▽

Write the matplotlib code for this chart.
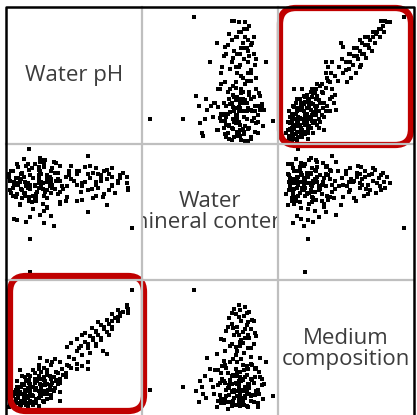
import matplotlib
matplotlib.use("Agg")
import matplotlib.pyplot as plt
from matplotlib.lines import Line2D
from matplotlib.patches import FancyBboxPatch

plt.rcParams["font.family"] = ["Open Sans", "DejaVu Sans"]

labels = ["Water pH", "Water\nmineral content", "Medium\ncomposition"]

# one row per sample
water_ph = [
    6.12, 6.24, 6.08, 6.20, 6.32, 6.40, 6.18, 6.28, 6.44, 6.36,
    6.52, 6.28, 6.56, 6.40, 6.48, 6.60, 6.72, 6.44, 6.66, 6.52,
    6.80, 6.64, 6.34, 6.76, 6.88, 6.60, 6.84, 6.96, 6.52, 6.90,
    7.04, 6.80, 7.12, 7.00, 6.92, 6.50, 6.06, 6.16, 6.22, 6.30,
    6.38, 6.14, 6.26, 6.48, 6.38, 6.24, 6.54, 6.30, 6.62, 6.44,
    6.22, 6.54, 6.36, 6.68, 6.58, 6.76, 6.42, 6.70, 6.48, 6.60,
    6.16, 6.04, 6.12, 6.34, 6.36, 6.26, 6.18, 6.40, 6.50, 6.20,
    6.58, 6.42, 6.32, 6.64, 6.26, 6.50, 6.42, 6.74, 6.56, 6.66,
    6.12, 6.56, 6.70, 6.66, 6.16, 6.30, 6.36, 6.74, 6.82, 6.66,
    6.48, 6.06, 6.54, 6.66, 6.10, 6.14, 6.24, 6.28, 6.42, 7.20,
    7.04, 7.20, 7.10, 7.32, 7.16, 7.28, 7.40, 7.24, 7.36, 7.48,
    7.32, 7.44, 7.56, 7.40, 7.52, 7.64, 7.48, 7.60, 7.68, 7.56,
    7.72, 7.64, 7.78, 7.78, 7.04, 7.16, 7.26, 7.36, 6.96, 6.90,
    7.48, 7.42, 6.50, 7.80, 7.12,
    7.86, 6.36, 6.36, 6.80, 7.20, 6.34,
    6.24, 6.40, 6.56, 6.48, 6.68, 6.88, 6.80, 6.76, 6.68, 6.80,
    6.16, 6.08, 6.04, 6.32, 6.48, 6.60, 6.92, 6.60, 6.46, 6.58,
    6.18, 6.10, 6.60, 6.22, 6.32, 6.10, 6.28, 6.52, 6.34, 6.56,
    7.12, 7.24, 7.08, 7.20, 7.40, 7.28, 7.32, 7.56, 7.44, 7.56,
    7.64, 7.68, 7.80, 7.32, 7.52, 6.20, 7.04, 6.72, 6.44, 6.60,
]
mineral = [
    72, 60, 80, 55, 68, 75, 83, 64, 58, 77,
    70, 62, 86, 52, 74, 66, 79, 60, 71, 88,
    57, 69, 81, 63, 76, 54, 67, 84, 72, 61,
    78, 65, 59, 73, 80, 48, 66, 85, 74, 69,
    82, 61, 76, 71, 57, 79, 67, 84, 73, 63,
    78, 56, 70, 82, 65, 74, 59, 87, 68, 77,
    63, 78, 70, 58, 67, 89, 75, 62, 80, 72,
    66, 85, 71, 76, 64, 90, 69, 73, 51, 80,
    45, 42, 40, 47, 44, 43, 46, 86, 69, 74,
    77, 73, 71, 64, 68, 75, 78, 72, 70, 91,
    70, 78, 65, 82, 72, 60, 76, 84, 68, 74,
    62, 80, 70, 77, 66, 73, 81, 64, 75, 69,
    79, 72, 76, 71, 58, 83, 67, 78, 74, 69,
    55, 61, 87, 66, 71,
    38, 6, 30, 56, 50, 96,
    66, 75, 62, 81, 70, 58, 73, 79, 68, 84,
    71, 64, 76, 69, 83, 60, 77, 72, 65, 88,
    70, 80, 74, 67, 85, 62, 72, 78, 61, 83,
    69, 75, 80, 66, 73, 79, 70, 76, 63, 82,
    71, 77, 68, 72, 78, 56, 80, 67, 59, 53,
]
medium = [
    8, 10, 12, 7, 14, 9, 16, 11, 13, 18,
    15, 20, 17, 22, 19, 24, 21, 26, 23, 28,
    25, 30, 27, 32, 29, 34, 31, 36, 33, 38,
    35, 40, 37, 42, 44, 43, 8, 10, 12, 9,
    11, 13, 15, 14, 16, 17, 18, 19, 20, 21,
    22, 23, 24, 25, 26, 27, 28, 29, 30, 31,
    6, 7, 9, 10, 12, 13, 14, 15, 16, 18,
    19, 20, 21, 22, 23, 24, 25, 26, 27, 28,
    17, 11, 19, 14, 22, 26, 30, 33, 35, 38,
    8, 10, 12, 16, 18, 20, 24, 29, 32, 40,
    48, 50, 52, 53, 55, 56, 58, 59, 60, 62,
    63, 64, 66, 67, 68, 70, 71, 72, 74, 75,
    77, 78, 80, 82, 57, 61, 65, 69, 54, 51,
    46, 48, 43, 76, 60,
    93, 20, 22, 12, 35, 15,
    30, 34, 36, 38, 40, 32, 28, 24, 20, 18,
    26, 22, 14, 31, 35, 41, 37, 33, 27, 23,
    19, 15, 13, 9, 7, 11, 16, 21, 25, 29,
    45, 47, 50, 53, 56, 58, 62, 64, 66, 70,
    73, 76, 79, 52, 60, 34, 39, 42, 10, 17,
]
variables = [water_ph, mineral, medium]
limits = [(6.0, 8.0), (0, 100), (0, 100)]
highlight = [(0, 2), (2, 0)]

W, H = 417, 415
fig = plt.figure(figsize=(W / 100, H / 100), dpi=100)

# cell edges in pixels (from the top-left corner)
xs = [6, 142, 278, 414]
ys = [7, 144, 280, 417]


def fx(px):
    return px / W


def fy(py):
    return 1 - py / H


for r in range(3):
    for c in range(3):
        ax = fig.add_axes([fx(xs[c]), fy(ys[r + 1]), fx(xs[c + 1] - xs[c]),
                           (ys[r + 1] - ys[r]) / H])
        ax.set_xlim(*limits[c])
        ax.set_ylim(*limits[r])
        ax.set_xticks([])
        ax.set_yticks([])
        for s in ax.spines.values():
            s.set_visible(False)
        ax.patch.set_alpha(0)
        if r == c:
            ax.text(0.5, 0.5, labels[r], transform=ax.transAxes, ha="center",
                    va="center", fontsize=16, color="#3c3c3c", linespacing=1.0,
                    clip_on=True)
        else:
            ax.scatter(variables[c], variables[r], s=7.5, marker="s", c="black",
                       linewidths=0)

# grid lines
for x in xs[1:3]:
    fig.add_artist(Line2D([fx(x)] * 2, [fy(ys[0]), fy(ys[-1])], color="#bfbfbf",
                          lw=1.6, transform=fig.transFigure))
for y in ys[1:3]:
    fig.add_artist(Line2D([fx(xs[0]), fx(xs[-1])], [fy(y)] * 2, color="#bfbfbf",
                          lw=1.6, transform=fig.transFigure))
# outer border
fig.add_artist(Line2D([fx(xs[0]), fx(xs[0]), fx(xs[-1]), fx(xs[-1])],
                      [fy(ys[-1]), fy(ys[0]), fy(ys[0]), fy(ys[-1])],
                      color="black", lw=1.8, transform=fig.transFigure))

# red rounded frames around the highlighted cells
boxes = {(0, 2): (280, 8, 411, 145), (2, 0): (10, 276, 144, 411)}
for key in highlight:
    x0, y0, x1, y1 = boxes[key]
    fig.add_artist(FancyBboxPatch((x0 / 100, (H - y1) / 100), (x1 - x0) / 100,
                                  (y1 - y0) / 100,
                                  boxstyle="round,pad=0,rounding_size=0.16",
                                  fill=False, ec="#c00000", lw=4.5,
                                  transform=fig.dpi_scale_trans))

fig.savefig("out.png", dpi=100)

△

Task instructions. Look for the word "matplotlib" and return every line where it occurs.

Response.
Write the matplotlib code for this chart.
import matplotlib
matplotlib.use("Agg")
import matplotlib.pyplot as plt
from matplotlib.lines import Line2D
from matplotlib.patches import FancyBboxPatch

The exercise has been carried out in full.